10 ways to run a fleet more tax-efficiently:
1 Look at CO2 emissions :
Lower CO2 emissions mean lower post-tax costs, road fund licences, and employer and employee NICs. Consider refining the choice list to cap high-emission vehicles.
2 Look at cars’ residual values:
Higher residual values mean lower lease rentals and deferred tax.
3 Look at the funding options:
Consider whether you want an off balance-sheet option, such as contract hire, because it will probably mean lower post-tax costs, as well as removing the residual value risk, freeing capital, providing easy budgeting and outsourcing administration.
4 Look at the length of term:
Reducing the term may generate savings, because the CO2 emissions of new cars will continue to fall, reducing tax liabilities for employer and staff.
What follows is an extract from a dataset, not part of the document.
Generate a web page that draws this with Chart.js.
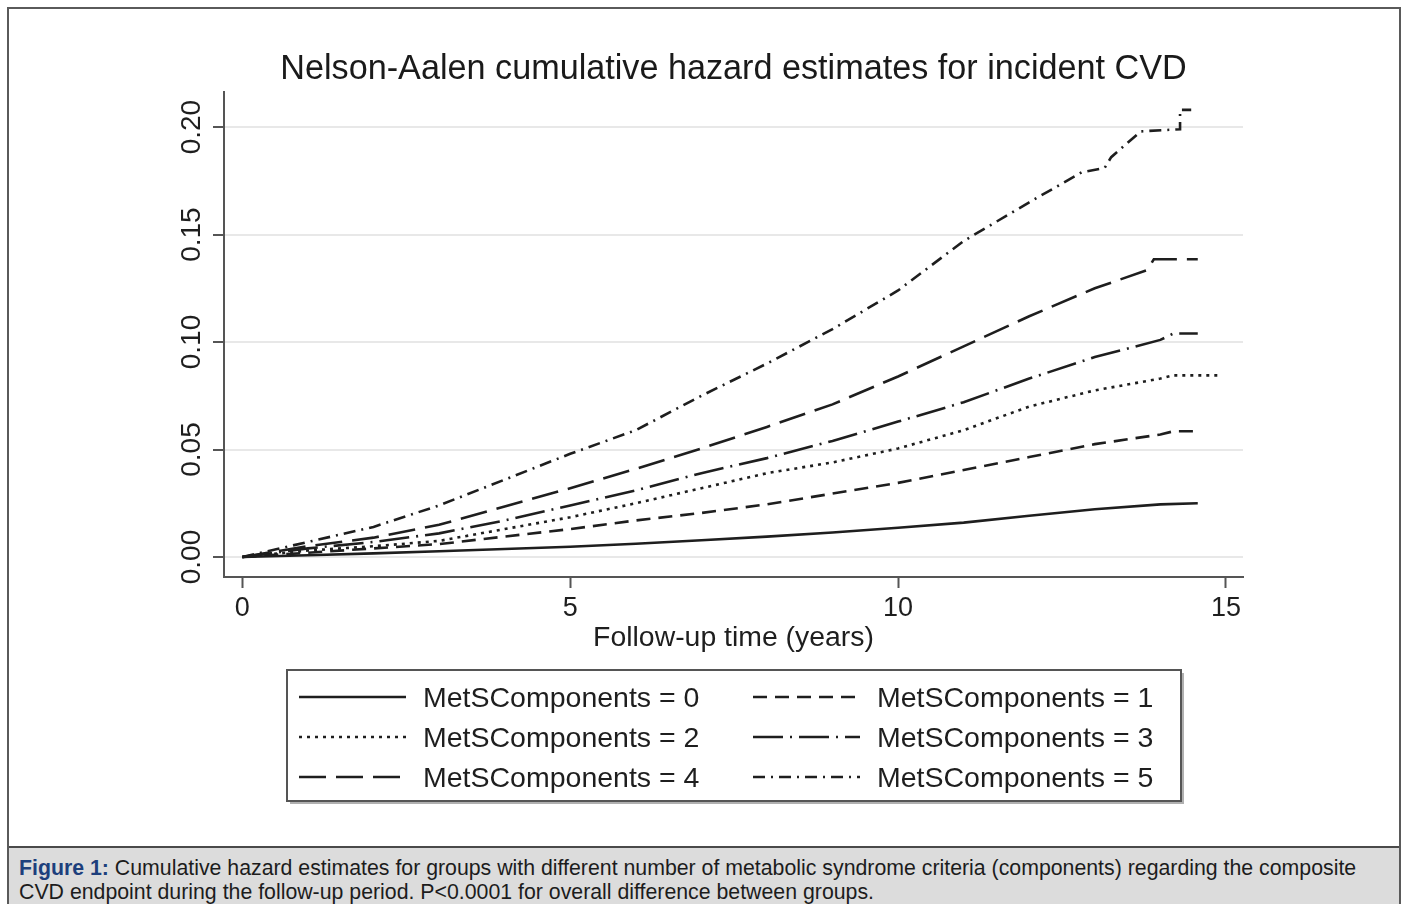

5 Adopt a whole-life cost fleet policy:
This should include evaluating the true running cost of the fleet by looking beyond the monthly rental cost and including costs such as fuel, tax, maintenance and servicing.
6 Look at fuel use:
Encourage drivers to research the cheapest local fuel prices before filling up, consider mileage-capture technology, look at alternatives to driving for shorter journeys, make use of the HMRC’s Passenger Payment Allowance of up to 5p per mile for each passenger carried on a business journey.†
7 Look at salary sacrifice:
As long as volume savings and administrative costs stack up, considerable tax savings can be made.
8 Go upmarket:
Under the new tax rules, premium-brand cars and well-specified derivatives of mainstream models keep their value and so offer the best whole-life cost proposition.
9 Grow the fleet:
The tax incentives to run low-CO2 fleets create an opportunity for vigilant businesses to save money, and it is now a buyer’s market in which substantial discounts can be achieved.
10 Contact the leasing company:
Have the fleet policy reviewed for other cost leakages that, if fixed, could also save you money.